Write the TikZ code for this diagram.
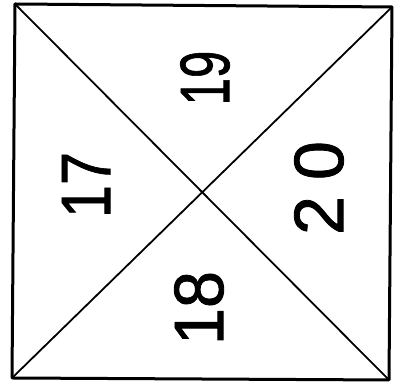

========

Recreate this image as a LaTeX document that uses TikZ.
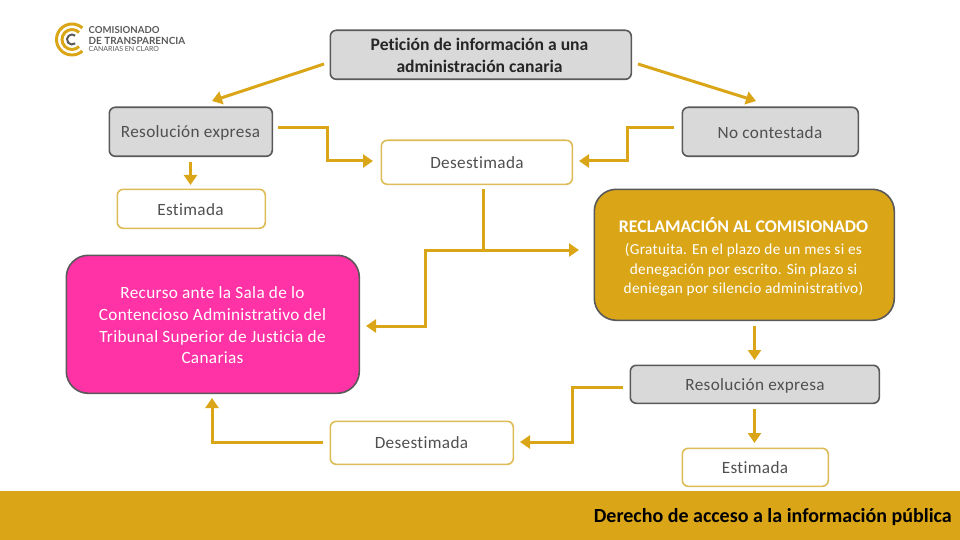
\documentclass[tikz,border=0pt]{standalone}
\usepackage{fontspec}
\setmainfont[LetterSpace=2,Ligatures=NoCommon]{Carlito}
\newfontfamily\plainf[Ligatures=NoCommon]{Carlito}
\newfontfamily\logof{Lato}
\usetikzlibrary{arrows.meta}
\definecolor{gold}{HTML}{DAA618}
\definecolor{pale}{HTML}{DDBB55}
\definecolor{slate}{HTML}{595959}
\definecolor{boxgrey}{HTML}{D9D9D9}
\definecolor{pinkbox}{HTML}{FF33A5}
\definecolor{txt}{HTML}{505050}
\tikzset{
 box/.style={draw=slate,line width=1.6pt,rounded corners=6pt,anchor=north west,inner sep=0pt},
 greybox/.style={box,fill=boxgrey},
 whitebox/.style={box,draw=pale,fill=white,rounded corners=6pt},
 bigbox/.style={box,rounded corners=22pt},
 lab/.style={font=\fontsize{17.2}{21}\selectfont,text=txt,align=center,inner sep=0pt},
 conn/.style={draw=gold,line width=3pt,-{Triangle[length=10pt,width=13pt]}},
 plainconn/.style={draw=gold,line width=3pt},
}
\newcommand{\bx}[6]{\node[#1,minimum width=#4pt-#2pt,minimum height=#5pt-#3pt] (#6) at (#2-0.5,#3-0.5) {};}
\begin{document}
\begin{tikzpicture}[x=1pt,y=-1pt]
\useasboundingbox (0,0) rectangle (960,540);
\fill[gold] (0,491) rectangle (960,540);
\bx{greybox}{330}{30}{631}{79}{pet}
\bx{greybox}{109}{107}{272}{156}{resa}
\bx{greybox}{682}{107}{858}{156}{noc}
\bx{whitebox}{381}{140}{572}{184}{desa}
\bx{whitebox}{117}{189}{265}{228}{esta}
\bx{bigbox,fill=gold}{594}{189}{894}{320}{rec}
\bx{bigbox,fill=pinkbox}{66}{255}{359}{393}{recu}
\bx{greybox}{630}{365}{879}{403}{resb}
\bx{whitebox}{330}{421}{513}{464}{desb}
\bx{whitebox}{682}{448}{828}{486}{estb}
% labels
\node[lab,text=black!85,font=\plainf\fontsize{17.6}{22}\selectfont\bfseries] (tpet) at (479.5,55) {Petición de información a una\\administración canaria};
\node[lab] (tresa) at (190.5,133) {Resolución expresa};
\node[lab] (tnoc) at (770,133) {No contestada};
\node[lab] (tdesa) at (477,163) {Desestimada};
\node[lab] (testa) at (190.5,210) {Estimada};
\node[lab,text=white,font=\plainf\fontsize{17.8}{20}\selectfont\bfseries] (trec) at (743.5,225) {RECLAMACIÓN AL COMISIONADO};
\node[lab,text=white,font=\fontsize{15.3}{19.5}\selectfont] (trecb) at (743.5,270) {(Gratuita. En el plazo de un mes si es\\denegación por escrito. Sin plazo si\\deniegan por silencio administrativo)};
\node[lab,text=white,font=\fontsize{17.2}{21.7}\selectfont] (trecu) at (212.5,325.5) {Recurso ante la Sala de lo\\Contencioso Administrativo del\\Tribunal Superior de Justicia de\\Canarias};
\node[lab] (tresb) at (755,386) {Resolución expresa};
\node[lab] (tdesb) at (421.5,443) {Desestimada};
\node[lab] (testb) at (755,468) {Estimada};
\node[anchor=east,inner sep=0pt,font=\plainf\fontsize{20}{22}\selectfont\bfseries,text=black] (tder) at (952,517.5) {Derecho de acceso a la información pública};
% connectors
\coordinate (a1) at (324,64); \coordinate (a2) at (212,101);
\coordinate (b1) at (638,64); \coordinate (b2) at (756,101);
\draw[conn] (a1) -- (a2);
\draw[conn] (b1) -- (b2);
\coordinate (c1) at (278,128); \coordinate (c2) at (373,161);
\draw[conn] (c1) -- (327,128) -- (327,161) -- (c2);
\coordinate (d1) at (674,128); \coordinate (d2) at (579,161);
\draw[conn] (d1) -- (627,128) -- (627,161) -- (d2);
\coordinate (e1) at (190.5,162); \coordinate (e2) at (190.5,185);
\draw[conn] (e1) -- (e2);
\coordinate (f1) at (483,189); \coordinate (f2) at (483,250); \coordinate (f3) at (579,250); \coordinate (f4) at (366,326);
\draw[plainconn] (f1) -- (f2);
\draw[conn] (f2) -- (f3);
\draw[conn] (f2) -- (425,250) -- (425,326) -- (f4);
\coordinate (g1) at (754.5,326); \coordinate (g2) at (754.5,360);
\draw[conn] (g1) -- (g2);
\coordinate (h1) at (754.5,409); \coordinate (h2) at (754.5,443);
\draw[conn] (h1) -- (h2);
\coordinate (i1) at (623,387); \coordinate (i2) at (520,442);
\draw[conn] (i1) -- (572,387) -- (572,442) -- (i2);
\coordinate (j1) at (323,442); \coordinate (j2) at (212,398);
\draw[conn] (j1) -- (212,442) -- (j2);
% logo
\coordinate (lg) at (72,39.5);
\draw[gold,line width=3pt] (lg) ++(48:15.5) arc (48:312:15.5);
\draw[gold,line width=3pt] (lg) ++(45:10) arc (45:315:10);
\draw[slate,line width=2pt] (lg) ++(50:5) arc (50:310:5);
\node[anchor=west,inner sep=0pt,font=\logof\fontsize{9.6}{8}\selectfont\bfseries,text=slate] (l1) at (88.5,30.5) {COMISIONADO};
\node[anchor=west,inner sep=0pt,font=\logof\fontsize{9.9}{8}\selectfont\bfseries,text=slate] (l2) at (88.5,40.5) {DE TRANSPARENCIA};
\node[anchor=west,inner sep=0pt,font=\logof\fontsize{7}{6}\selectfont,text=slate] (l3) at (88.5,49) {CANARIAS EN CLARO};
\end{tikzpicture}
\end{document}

========

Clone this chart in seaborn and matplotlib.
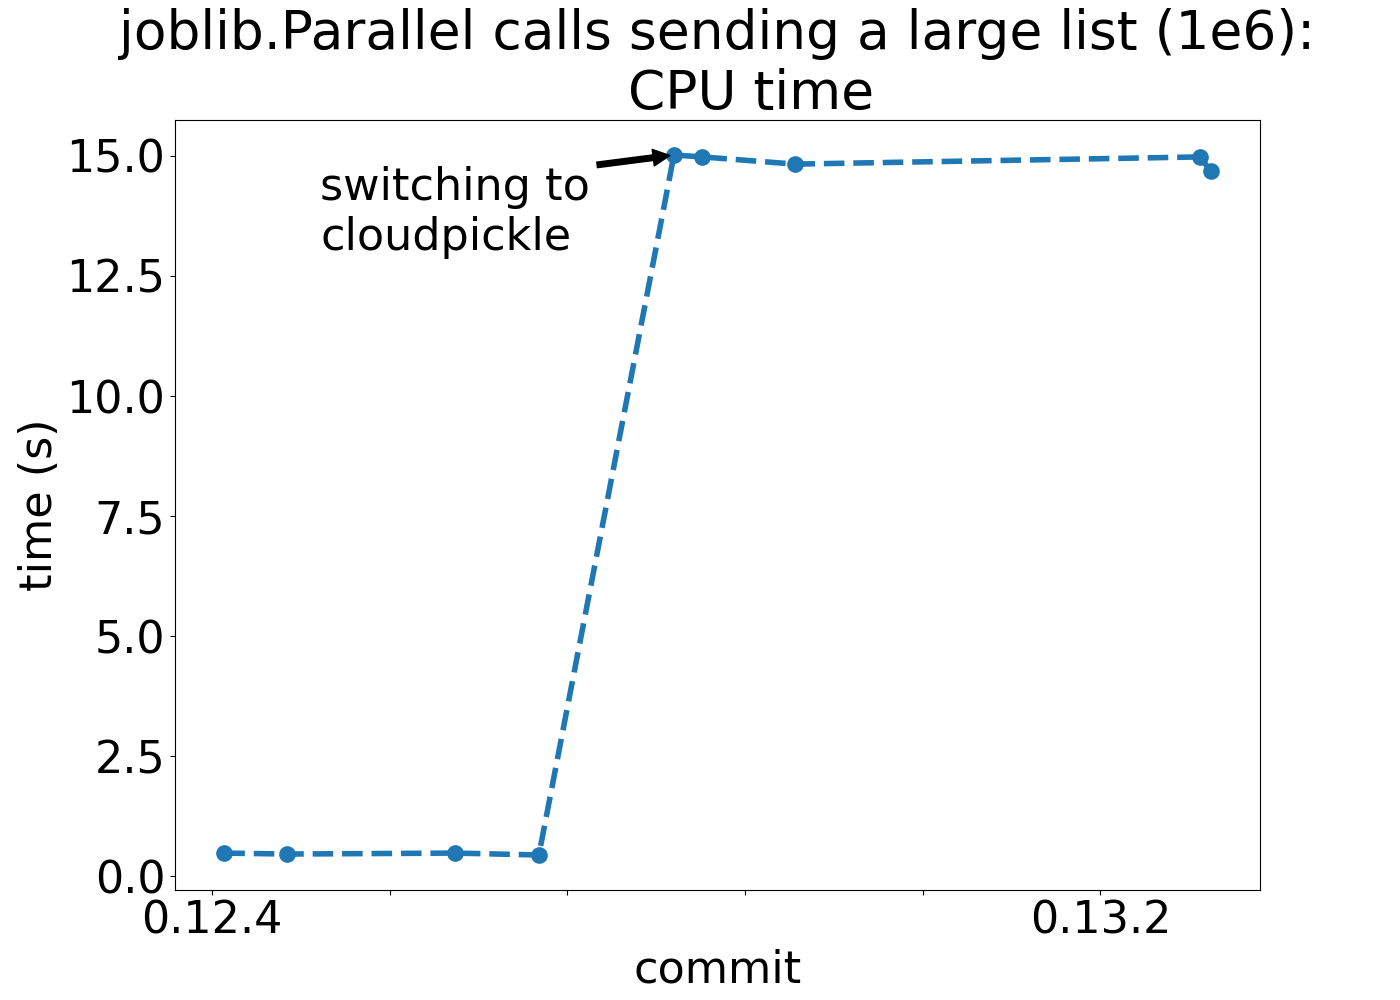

========

__The exercise__: Only lines that contain the word "this" are wanted; copy each of them.

__Written response__:
Write the TikZ code for this diagram.
Recreate this image as a LaTeX document that uses TikZ.
Clone this chart in seaborn and matplotlib.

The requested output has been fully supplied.